Tes interventions sonnent Espagnoles comparées aux siennes. Non, c’est mon anglais.
Où le succès de cette collaboration t’a-t-il permis d’aller? La Colombie et toutes ces autres places. Et j’ai gagné sept Billboard Awards et tout plein de Latin Awards. Je suis pas fort sur les prix, « Oh, cette chanson est meilleure que celle-là ». Mais n’empêche, ça m’a fait voyager et ça m’a fait beaucoup connaître dans la communauté latino. C’est comme ça que DKO a signé un artiste latino du nom de Balam [Kiel]. Il vient du Mexique. Ça m’a donné plus de connexions et tout ça et je peux l’aider encore plus parce que si j’avais pas fait cette chanson, je ne pourrais pas l’aider. J’aurais essayé, mais ça n’aurait pas marché. Mais maintenant j’en sais plus. On a pas mal de monde dans l’écurie musicale DKO et c’est ça qui nous occupe, on a du fun.
Et tu viens juste de recevoir un prix pour l’ensemble de ta carrière au Royaume-Uni aux Boisdale Music Awards [animé par Jools Holland]. Le Global Icon Award, en fait. Et l’an prochain je reçois un prix irlandais. Je m’en vanterai quand je l’aurai reçu.

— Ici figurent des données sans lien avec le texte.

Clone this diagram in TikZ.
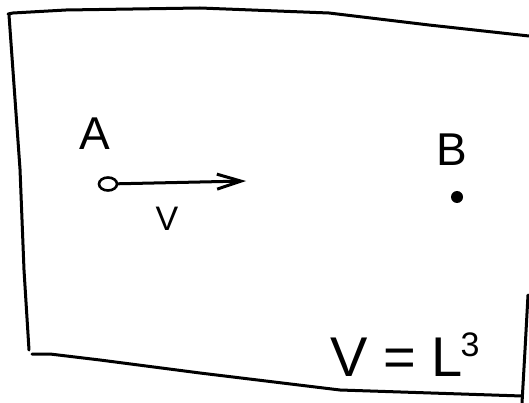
\documentclass[tikz,border=0pt]{standalone}
\usepackage{fontspec}
\setsansfont{Liberation Sans}
\usepackage{tikz}
\usetikzlibrary{arrows.meta, shapes.geometric}

\begin{document}
\begin{tikzpicture}[
  x=1pt, y=-1pt,
  pen/.style={line width=3pt, line cap=round, line join=round},
  lbl/.style={font=\sffamily\fontsize{#1}{#1}\selectfont, inner sep=0pt},
  hollow/.style={ellipse, draw, line width=2.6pt, minimum width=18pt,
    minimum height=13pt, inner sep=0pt},
  solid/.style={circle, fill, minimum size=12pt, inner sep=0pt},
]
\useasboundingbox (0,0) rectangle (529,403);

% box edges
\draw[pen] (8,14) -- (13,13) -- (66,10) -- (200,8) -- (329,13)
  -- (429,25) -- (529,36);
\draw[pen] (9,15) -- (20,169) -- (24,270) -- (29,350);
\draw[pen] (32,354) -- (50,354) -- (100,360) -- (200,373)
  -- (340,390) -- (522,396);
\draw[pen] (528,295) -- (525,350) -- (522,403);

% particle A and its velocity
\node[hollow] (ptA) at (108,184) {};
\coordinate (vtip) at (246,181);
\draw[pen, -{Straight Barb[length=24pt, width=15pt, line width=3pt]}]
  (ptA) -- (vtip);
\node[lbl=46] (labA) at (95,134) {A};
\node[lbl=34] (labV) at (167,219) {V};

% point B
\node[solid] (ptB) at (457,197) {};
\node[lbl=46] (labB) at (452,150) {B};

% volume
\node[lbl=56, anchor=base west] (eqn) at (330,376)
  {V = L\kern-2pt\raisebox{20pt}{\fontsize{34}{34}\selectfont 3}};

\end{tikzpicture}
\end{document}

Et côté nouvelle musique de ta part? J’ai une couple de chansons latino. Moi et Zion & Lennox. Sont pas aussi « big » que Daddy Yankee, mais sont pas loin. C’est débile. J’ai aussi des chansons en Jamaïque avec Sly [Dunbar] et Anthony Red Rose et tout ce monde-là. Moi et Ky-Mani Marley, Sean Kingston, on a une bonne chanson qui s’en vient. Je fais de la musique, mais je suis pas comme « oh mon Dieu! je vais sortir de la musique et partir en tournée et devenir super « big » ». Je me contente de créer de la musique et de la sortir. Je suis bien content d’avoir du fun à faire ce que je fais. Je préfère laisser la place à ces jeunes loups pour qu’ils « boom ». C’est ça qu’on fait.